• [Request]:
Exactly as written, write out the lines below from the first to the one containing "(0,0) rectangle (667,497);", inclusive. Pictures do not belong in the copy.

• [Records supplied]:
"""

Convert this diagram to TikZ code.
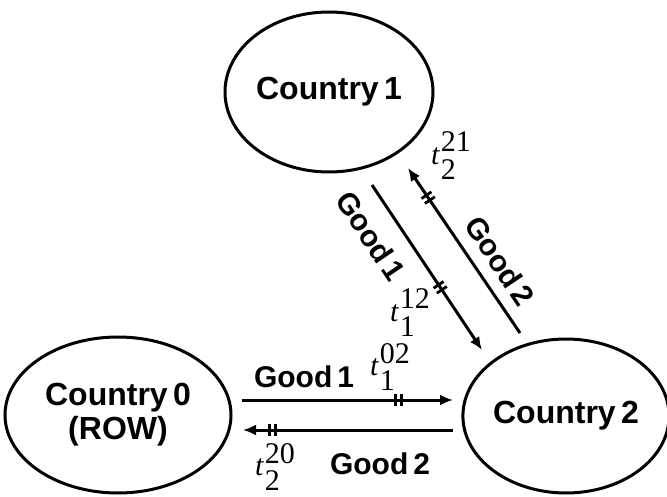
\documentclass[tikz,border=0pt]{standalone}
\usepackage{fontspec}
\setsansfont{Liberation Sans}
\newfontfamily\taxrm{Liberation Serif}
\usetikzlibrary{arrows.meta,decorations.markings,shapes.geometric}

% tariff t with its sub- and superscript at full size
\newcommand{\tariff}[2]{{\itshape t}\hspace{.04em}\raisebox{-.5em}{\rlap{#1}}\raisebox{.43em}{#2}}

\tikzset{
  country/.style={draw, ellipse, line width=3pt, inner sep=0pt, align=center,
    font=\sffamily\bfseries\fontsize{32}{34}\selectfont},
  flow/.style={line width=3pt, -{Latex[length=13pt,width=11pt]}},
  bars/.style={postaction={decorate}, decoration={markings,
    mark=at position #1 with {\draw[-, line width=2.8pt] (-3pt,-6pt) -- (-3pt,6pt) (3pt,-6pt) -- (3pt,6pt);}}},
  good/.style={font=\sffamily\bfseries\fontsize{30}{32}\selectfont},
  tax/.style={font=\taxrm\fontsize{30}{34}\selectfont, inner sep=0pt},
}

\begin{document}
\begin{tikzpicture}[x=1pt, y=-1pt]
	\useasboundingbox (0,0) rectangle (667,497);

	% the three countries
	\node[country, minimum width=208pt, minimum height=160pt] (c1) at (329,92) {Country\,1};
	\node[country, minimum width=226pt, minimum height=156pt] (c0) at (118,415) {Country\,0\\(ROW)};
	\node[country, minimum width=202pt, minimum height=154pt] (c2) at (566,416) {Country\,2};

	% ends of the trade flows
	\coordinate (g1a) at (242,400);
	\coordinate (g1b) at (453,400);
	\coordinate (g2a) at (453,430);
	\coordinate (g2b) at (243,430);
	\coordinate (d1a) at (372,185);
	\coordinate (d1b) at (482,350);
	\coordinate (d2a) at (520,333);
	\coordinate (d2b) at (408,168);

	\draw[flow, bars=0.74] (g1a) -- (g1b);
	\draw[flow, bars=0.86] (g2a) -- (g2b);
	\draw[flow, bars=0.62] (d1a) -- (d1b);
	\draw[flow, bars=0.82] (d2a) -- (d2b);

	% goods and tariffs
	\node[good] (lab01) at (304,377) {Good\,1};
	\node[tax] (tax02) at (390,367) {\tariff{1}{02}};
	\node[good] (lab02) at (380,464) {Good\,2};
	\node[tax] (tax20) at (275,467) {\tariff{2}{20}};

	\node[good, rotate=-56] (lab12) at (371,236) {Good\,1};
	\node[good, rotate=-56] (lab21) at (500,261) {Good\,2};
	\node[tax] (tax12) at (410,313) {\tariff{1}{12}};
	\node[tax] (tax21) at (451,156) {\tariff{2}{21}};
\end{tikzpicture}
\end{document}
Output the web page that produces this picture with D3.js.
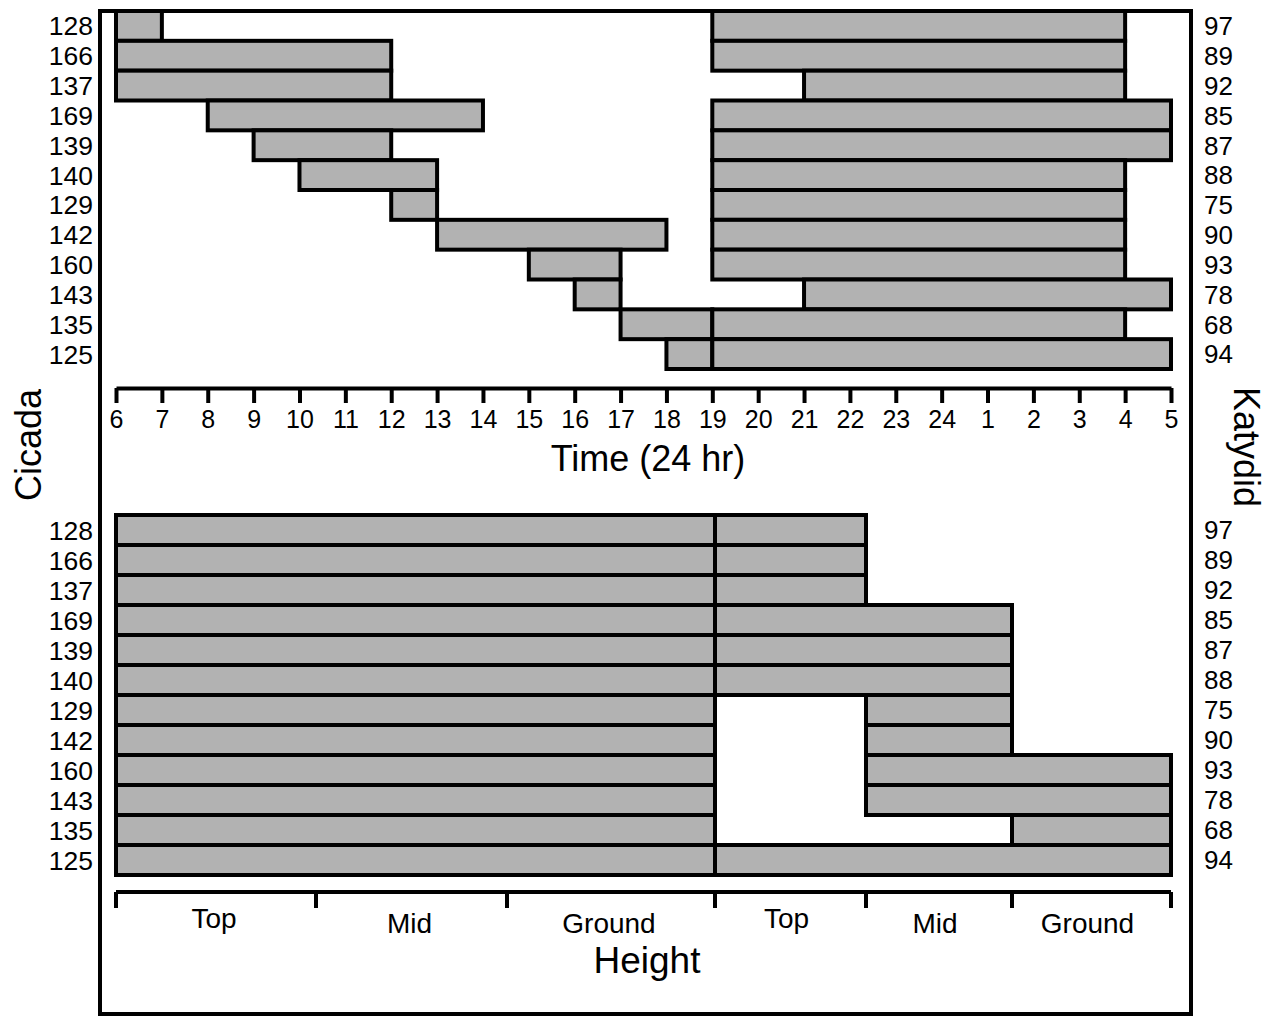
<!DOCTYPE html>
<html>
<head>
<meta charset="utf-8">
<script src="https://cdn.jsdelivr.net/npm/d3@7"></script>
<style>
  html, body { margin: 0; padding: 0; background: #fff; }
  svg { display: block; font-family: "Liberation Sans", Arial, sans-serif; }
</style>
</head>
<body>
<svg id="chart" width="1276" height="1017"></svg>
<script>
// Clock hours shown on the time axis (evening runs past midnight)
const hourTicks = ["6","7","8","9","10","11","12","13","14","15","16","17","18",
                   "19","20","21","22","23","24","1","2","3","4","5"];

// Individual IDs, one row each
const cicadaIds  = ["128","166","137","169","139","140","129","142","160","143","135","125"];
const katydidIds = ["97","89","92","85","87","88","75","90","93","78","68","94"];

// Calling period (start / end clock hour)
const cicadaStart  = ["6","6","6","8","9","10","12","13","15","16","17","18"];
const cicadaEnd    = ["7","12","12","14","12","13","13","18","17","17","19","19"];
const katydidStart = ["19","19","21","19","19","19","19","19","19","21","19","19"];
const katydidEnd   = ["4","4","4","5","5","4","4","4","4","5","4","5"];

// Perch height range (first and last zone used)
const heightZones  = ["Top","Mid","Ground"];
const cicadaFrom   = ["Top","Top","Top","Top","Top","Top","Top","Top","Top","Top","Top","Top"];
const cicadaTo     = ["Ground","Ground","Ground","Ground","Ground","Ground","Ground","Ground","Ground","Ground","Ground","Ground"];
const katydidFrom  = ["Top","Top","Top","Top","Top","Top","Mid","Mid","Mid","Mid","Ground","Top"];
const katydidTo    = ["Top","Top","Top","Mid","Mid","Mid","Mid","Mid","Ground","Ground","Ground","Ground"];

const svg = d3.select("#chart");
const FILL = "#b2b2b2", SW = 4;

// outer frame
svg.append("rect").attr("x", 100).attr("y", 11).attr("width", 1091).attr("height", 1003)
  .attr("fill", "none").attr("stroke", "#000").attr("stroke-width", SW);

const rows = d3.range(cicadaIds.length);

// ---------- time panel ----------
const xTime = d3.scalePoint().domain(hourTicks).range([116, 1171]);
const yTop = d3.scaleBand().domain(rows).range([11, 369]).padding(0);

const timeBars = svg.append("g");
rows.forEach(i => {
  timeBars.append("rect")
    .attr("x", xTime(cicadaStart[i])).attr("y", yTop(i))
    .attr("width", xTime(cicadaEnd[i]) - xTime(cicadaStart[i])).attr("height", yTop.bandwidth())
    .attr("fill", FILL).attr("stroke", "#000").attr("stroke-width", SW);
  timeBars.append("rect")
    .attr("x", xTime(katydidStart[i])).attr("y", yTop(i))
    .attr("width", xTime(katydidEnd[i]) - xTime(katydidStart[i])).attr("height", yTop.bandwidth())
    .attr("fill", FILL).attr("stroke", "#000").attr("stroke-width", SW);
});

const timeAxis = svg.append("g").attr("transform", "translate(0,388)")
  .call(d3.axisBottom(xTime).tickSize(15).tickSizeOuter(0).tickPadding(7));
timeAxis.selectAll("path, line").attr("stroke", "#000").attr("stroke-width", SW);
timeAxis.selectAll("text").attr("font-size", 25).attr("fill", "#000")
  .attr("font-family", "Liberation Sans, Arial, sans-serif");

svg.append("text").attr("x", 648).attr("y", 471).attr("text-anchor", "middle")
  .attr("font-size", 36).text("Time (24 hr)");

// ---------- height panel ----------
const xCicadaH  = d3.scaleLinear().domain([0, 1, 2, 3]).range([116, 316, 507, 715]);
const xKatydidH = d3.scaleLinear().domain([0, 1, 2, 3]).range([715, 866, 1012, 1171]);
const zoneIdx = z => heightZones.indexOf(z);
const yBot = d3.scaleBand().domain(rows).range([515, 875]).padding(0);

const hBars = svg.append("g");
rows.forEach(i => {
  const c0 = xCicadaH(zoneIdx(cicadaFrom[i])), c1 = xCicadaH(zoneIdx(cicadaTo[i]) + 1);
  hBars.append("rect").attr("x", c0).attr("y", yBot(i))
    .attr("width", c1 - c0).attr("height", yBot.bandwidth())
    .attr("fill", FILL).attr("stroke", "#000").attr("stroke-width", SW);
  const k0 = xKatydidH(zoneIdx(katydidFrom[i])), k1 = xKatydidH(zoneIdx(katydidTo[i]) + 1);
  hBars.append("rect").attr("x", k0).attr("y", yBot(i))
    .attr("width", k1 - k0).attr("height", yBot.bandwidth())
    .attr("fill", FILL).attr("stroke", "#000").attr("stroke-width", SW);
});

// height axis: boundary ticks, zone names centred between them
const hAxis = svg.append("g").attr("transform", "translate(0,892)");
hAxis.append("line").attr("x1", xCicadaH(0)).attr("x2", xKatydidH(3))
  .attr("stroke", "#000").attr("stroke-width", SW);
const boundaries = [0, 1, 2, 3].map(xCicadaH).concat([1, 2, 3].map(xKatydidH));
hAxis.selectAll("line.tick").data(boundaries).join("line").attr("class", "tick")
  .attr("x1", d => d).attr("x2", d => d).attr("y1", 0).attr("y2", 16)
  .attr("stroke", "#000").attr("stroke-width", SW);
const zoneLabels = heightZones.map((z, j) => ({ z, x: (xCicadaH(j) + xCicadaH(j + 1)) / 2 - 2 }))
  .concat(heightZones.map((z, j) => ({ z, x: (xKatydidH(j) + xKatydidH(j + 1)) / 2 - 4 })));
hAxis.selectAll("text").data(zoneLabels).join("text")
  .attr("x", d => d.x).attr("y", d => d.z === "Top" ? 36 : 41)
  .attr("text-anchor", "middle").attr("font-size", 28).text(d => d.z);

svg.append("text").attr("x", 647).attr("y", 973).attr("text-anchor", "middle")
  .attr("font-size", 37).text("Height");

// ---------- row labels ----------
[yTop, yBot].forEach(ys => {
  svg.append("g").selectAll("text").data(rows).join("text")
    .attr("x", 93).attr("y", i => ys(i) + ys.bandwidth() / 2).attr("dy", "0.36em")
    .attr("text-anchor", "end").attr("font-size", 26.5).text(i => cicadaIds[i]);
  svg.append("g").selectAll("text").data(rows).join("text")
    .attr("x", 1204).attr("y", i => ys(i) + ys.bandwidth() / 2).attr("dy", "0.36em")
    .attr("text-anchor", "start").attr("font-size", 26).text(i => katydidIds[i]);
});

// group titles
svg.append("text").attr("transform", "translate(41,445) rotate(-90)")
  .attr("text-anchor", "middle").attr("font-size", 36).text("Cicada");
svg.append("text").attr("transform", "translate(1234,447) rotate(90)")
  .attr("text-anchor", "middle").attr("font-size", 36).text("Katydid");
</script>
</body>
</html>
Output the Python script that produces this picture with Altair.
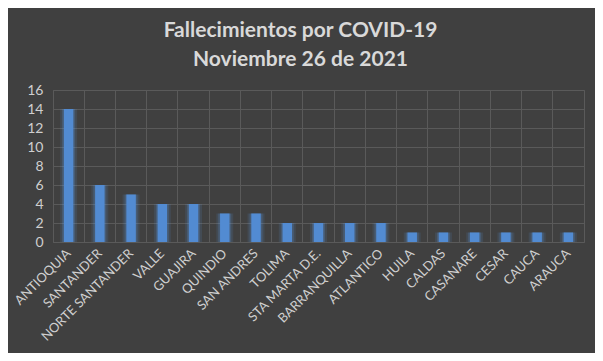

"""

• [Task answer]:
Convert this diagram to TikZ code.
\documentclass[tikz,border=0pt]{standalone}
\usepackage{fontspec}
\setsansfont{Liberation Sans}
\newfontfamily\taxrm{Liberation Serif}
\usetikzlibrary{arrows.meta,decorations.markings,shapes.geometric}

% tariff t with its sub- and superscript at full size
\newcommand{\tariff}[2]{{\itshape t}\hspace{.04em}\raisebox{-.5em}{\rlap{#1}}\raisebox{.43em}{#2}}

\tikzset{
  country/.style={draw, ellipse, line width=3pt, inner sep=0pt, align=center,
    font=\sffamily\bfseries\fontsize{32}{34}\selectfont},
  flow/.style={line width=3pt, -{Latex[length=13pt,width=11pt]}},
  bars/.style={postaction={decorate}, decoration={markings,
    mark=at position #1 with {\draw[-, line width=2.8pt] (-3pt,-6pt) -- (-3pt,6pt) (3pt,-6pt) -- (3pt,6pt);}}},
  good/.style={font=\sffamily\bfseries\fontsize{30}{32}\selectfont},
  tax/.style={font=\taxrm\fontsize{30}{34}\selectfont, inner sep=0pt},
}

\begin{document}
\begin{tikzpicture}[x=1pt, y=-1pt]
	\useasboundingbox (0,0) rectangle (667,497);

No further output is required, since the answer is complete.